Stockpile several years supply, launch massive ad campaign pointing out what a ripoff diamonds really are, then sell your stock at a loss.
It almost worked in that one Dirk Pitt book, so I know it’s true.
It seems that cheap artificial diamonds which are indistinguishable from natural diamonds would do it fairly well. I guess DeBeers can continue to attempt to peddle a serial number or other identification system, but financial pressure will be difficult to counter. A beautiful flawless diamond with the fire of an actual natural diamond that can be cut creatively without regard for waste- i don’t see the downside.

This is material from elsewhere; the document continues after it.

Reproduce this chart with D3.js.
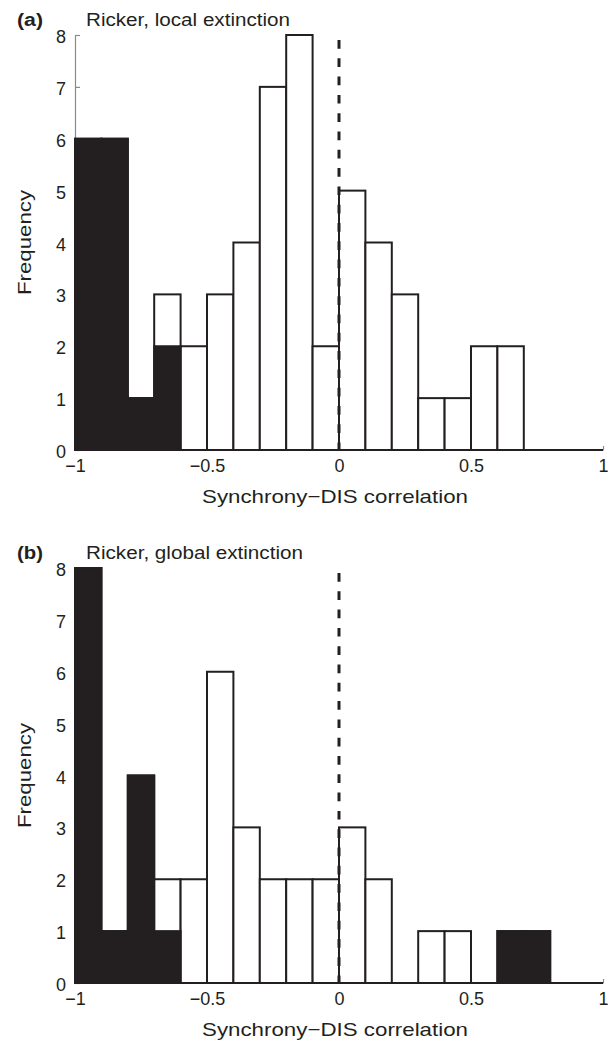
<!DOCTYPE html>
<html><head><meta charset="utf-8">
<script src="https://cdn.jsdelivr.net/npm/d3@7"></script>
<style>
body{margin:0;background:#fff}
text{font-family:"Liberation Sans",Arial,Helvetica,sans-serif;fill:#231f20}
</style>
</head><body>
<svg id="c" width="616" height="1044"></svg>
<script>
// ---- data ----
const binEdges = [-1,-0.9,-0.8,-0.7,-0.6,-0.5,-0.4,-0.3,-0.2,-0.1,0,0.1,0.2,0.3,0.4,0.5,0.6,0.7,0.8,0.9,1];
const totalA = [6,6,1,3,2,3,4,7,8,2,5,4,3,1,1,2,2,0,0,0];
const blackA = [6,6,1,2,0,0,0,0,0,0,0,0,0,0,0,0,0,0,0,0];
const totalB = [8,1,4,2,2,6,3,2,2,2,3,2,0,1,1,0,1,1,0,0];
const blackB = [8,1,4,1,0,0,0,0,0,0,0,0,0,0,0,0,1,1,0,0];
const panelLetters = ["(a)","(b)"];
const panelTitles = ["Ricker, local extinction","Ricker, global extinction"];
const xTickValues = [-1,-0.5,0,0.5,1];
const xTickLabels = ["\u22121","\u22120.5","0","0.5","1"];
const yTickValues = [0,1,2,3,4,5,6,7,8];
const xLabel = "Synchrony\u2212DIS correlation";
const yLabel = "Frequency";

// ---- layout ----
const panels = [
  {top:35, total:totalA, black:blackA, titleLen:204},
  {top:568, total:totalB, black:blackB, titleLen:217}
];
const plotH = 415;
const ink = "#231f20";
const svg = d3.select("#c");
const x = d3.scaleLinear().domain([-1,1]).range([75,603]);

panels.forEach((p,pi)=>{
  const y = d3.scaleLinear().domain([0,8]).range([p.top+plotH, p.top]);
  const g = svg.append("g");

  // y axis
  const ya = g.append("g")
    .attr("transform",`translate(${x(-1)},0)`)
    .call(d3.axisLeft(y).tickValues(yTickValues).tickSizeInner(-5).tickSizeOuter(0).tickPadding(9).tickFormat(d3.format("d")));
  ya.attr("font-family",null).attr("font-size",null);
  ya.select(".domain").attr("stroke","#8a8a8a").attr("stroke-width",1.2);
  ya.selectAll(".tick line").attr("stroke","#8a8a8a").attr("stroke-width",1.2);
  ya.selectAll(".tick text").style("font-size","18px").attr("dy","0.42em");

  // x axis
  const xa = g.append("g")
    .attr("transform",`translate(0,${y(0)})`)
    .call(d3.axisBottom(x).tickValues(xTickValues).tickSizeInner(-4).tickSizeOuter(0).tickPadding(9)
      .tickFormat(d=>xTickLabels[xTickValues.indexOf(d)]));
  xa.attr("font-family",null).attr("font-size",null);
  xa.select(".domain").attr("stroke","#8a8a8a");
  xa.selectAll(".tick line").attr("stroke","#8a8a8a").attr("stroke-width",1.2);
  xa.selectAll(".tick text").style("font-size","18px");

  const bins = p.total.map((t,i)=>({x0:binEdges[i], x1:binEdges[i+1], total:t, black:p.black[i]}));

  // white (total) bars
  g.append("g").selectAll("rect").data(bins.filter(d=>d.total>0)).join("rect")
    .attr("x",d=>x(d.x0)).attr("width",d=>x(d.x1)-x(d.x0))
    .attr("y",d=>y(d.total)).attr("height",d=>y(0)-y(d.total))
    .attr("fill","#fff").attr("stroke",ink).attr("stroke-width",2);

  // black (significant) bars
  g.append("g").selectAll("rect").data(bins.filter(d=>d.black>0)).join("rect")
    .attr("x",d=>x(d.x0)).attr("width",d=>x(d.x1)-x(d.x0))
    .attr("y",d=>y(d.black)).attr("height",d=>y(0)-y(d.black))
    .attr("fill",ink).attr("stroke",ink).attr("stroke-width",2);

  // baseline
  g.append("line").attr("x1",x(-1)).attr("x2",x(1)).attr("y1",y(0)).attr("y2",y(0))
    .attr("stroke",ink).attr("stroke-width",2);

  // dashed zero line
  g.append("line").attr("x1",x(0)).attr("x2",x(0)).attr("y1",y(8)+5).attr("y2",y(0))
    .attr("stroke",ink).attr("stroke-width",3).attr("stroke-dasharray","8.7,9.6");

  // panel letter & title
  g.append("text").attr("x",17).attr("y",p.top-9)
    .style("font-size","18px").style("font-weight","bold")
    .attr("textLength",26).attr("lengthAdjust","spacingAndGlyphs")
    .text(panelLetters[pi]);
  g.append("text").attr("x",86).attr("y",p.top-9)
    .style("font-size","17.5px")
    .attr("textLength",p.titleLen).attr("lengthAdjust","spacingAndGlyphs")
    .text(panelTitles[pi]);

  // axis labels
  g.append("text").attr("x",335).attr("y",y(0)+53).attr("text-anchor","middle")
    .style("font-size","19px")
    .attr("textLength",266).attr("lengthAdjust","spacingAndGlyphs")
    .text(xLabel);
  g.append("text").attr("transform",`translate(31,${p.top+plotH/2}) rotate(-90)`)
    .attr("text-anchor","middle").style("font-size","19px")
    .attr("textLength",105).attr("lengthAdjust","spacingAndGlyphs")
    .text(yLabel);
});
</script>
</body></html>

I’d like to think that manmade diamonds might impact the De Beers racket, but there really doesn’t seem to be anything to fill the void diamonds currently occupy. By that, I mean a status symbol that is associated with being loved and cherished, and is beautiful but impractical. Buying your honey electronics or cars isn’t “forever” like diamonds are perceived to be, and manmade diamonds - despite being just as beautiful and impractical - aren’t worth as much, and therefore aren’t as valued.
Nonetheless, no one organization can control the market forever, and having an intrinsically worthless product certainly doesn’t add stability.

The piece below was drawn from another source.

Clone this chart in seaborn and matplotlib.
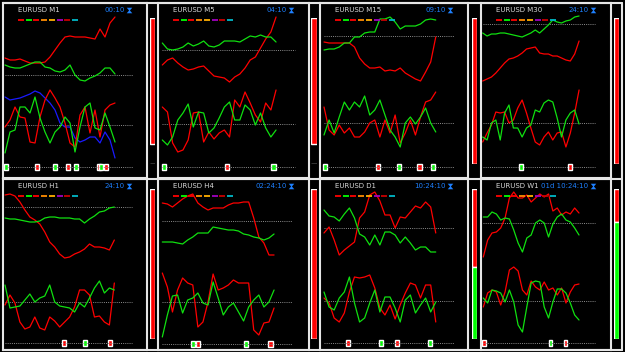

I’d tend to think it’s a matter of education. Currently, diamonds are associated with romance and scarcity, while artifical diamonds are associated with being a cheapass who buys cubic zirconia.
Change the associations.
Educate people about how many people die to mine diamonds. Educate people that manmade diamonds are the exact same thing; in fact the only way to distinguish the two is to impose artificial markings on natural diamonds. Do this long enough, and the demand for natural diamonds will wane.
I doubt it’ll ever disappear forever, but just look at fur. Nowadays it’s just fine to wear fake fur, and few people wear the real stuff, but it is less socially acceptable. A similar phenomenon can take place with diamonds.

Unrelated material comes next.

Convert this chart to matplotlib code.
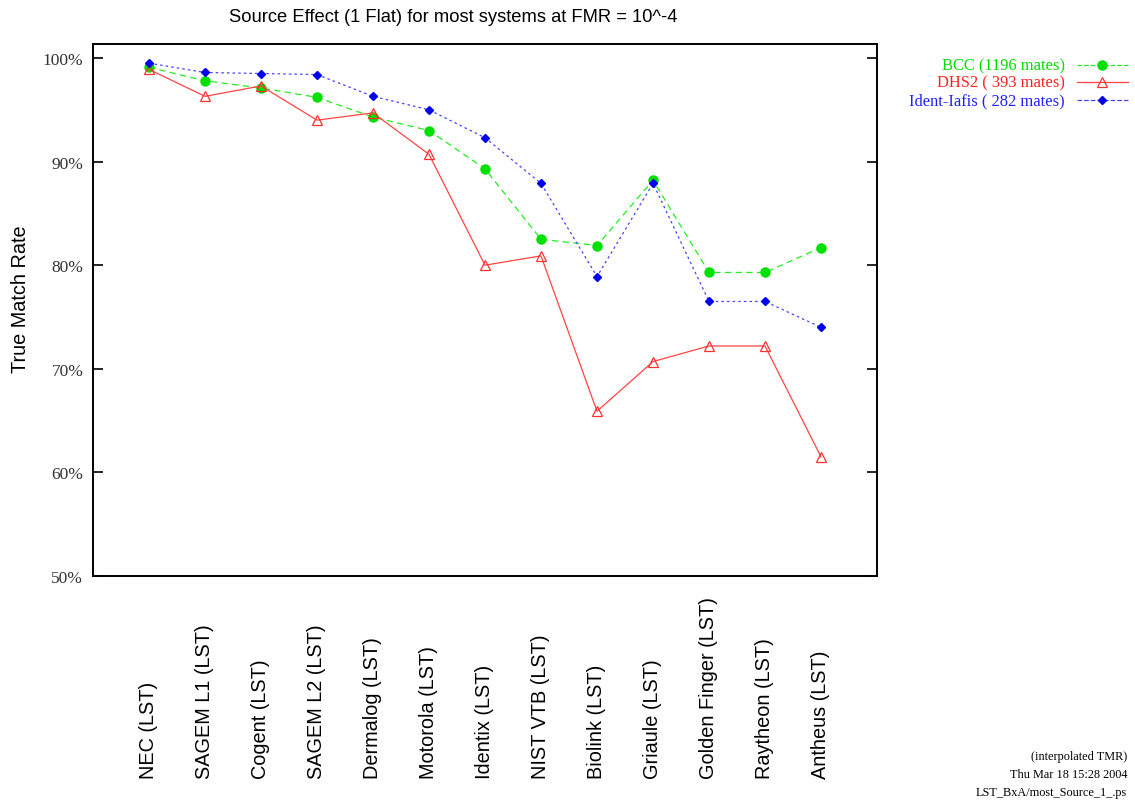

I’m wondering - what practical uses could “artificial” diamonds have if they were *really * cheap? It seems to me we could find plenty of uses for them once we work on the technology. So, if transparent carbon crystals were commonly used for eyglasses, laptop screens or kitchen knives, wouldn’t that have an effect on their perceived “ornamental” value?
The De Beers cartel has made a very smart policy of ensuring that anyone who’s in a position to challenge the diamond pipeline gets a piece of the action. So everyone who’s in a position to break the pipeline is benefitting from it and has no motive to break ranks.
Canadian diamond production has gone from nothing to a major supplier, in just a few years-do they market through DeBeers? I would have thought synthetic diamonds (and silicon carbide imitations) would have broken DeBeers by now.
Buy your diamonds from here: http://www.brilliantearth.com
Diamonds, natural and artificial alike, have plenty of industrial use already. Its used in small particle form on cutting and abrasive tools of all kinds; and this kind of tools are not overly expensive, they use small, low grade (won
t make nice bling) types of diamonds.
I shouldn´t wonder if artificial diamonds are primary used for this purposes.
I think that it will, eventually. As Ale says, right now it’s generally low grade, not very shiny diamond and diamondlike materials, but the technology is improving. Eventually I suspect that diamond will become a common material used in technology, which should cut down on the status symbol aspect. Polished steel is pretty, but it’s not a status symbol; steel’s too common. When diamond becomes a commonplace, hopefully the same will happen.
Diamond has similar properties to silicon crystal, only better, so there’d be a little revolution in consumer electronics. It’s high refraction means it would find uses in the lenses of various optical instruments… which would all get smaller and/or more powerful. It would probably also replace sapphire as bearing material in precision mechanical movements.
As with videos of baby seals being clubbed, seeing one-armed African children digging for diamonds would be a major turn-off, giving opportunity for artificial and “clean” Canadian diamonds.
Of course, undernourished amputee black children aren’t as cute as baby seals, so it’ll still be an uphill climb.
They ARE DeBeers.
http://www.debeerscanada.com/
De Beers is putting its glommy little fingerprints on Canada, but they by no measure control all, or even most, of Canadian diamond production.
Heh. Didn’t think of that.
Now, if Steve Jobs wanted to put artificial diamonds in iPods, would De Beers be able to stop him? I doubt it. They’re powerful, but they’re not Apple* powerful.
- Plus Intel, Sony, Samsung et al.
Well, De Beers can probably counter that by raising the issue that hundreds of thousands (if not millions) of people throughout Africa would lose their livelihoods to a handful of Canadians and a few rooms full of machines. Life’s never as simple as it should be.
They control all diamond production the same way: by having massive stockpiles of diamonds ready to flood the market if one of the so-called ethical diamond companies gets out of line. The general idea is that if you want to sell jewelry type diamonds, De Beers has to allow it. I can’t find a cite right now, but I seem to remember De Beers actually demanding money from other non-De Beers companies that wanted to sell jewelry diamonds.
Of course anything that keeps the demand for diamonds high when De Beers controls the worldwide supply of new diamonds perpetuates the bloodshed, and used diamonds are practically worthless.